Why are we rooting for Hootie? Are we all just reactionary bigots?

Nope. In this fight, Hootie Johnson is standing up for what America was all about – freedom. And though many cannot articulate why they are rooting for Hootie, he is fighting our fight.

Here is how the Battle of Augusta began. Last summer, Martha Burk of the National Council of Women’s Organizations demanded that the all-male Augusta club invite women to join or face advertising boycotts of companies that sponsor the Masters. A classic case of feminist extortion.

But instead of capitulating, Hootie Johnson fired back: This issue will be decided by us here at Augusta. One day we may have women members, but “not at the point of a bayonet.”

Stunned, Burk went after the advertisers of the Masters – Citigroup, Coca-Cola and IBM. But Hootie quickly dismissed them, leaving Burk no leverage but a national media that have been hammering away at Augusta for months.

Even Tiger Woods was hauled before the inquisition. Would not he, as a black American, demand that Hootie open up Augusta to women, journalists asked. When Tiger sided with Augusta’s right as a private club to choose its own members, he, too, came in for a caning.

Last week, Hootie settled the issue. The Masters will be held in April, he told USA Today, and there will be no women members at Augusta at that time. “We will prevail because we’re right.”

Burk’s retort: “Is it legal? Probably. Is it morally right? No.”

Here we come to the heart of the matter. Martha Burk believes the very existence of all-male golf clubs is immoral, because all discriminate against women and all discrimination is morally wrong.

“This woman portrays us as being discriminatory and being bigots,” roared Hootie, “And we’re not. We’re a private club. And private organizations are good. The Boy Scouts. The Girl Scouts. Junior League. Sororities. Fraternities. Are these immoral? See, we are in good company as a single-gender organization.”

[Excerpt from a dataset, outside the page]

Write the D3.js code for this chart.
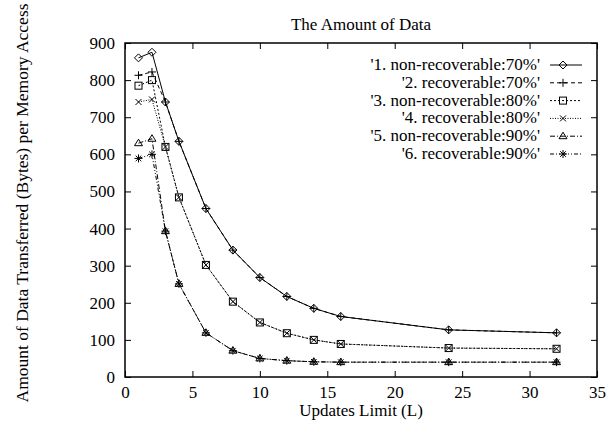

Actually, Hootie is both right and wrong. Augusta National does discriminate. There are only a hundred members, and all are male, rich, famous or powerful. And the Boy Scouts discriminate. No girls belong, no active homosexuals are permitted, no atheist who refuses to take the Scout oath need apply.

The point here is that not all discrimination is invidious. Not all discrimination is wrong. Not all discrimination is immoral.

Smith College, the women’s PGA, Theta sorority, the WNBA – all discriminate. All exclude men. Are they immoral? That is absurd. And the closer one studies the principle at issue, the more apparent it is that it is Hootie who is standing up for true diversity, and Martha Burk who is the intolerant bigot who disbelieves in freedom and demands conformity.

Hootie has not demanded that all golf clubs accept his rules. But Burk is demanding that all golf clubs accept her rule. No conservative would deny Burk the right to set up an all-women’s club. We don’t care what she does, because most people don’t care how other people live their lives. But freedom, and the diversity freedom brings, is unacceptable to Burk. She must have uniformity. All clubs must adhere to Burk’s rules or all will be badgered, boycotted and brought down.

This is true intolerance – the intolerance of modernity that masquerades as social justice.

Having interviewed Burk, I know her to be a pleasant lady. But she is a textbook example of totalitarian liberalism. It is not enough for these people that they be free to live as they choose. They also must have the power to dictate to us how we shall live our lives.

Martha Burk is an example of a civil-rights movement that has gone corrupt. First, it was about freedom. Now, it is about force, about coercion, about breaking any institution or individual that refuses to bend the knee. In no way are any of us hurt by the fact Augusta has an all-male membership policy. Burk is not hurt by that.

It is her ideology that is offended. She and her press poodles will not cease yapping until they break Hootie and Augusta. Thus, we all have a stake in Hootie telling Martha Burk to get lost and get a life.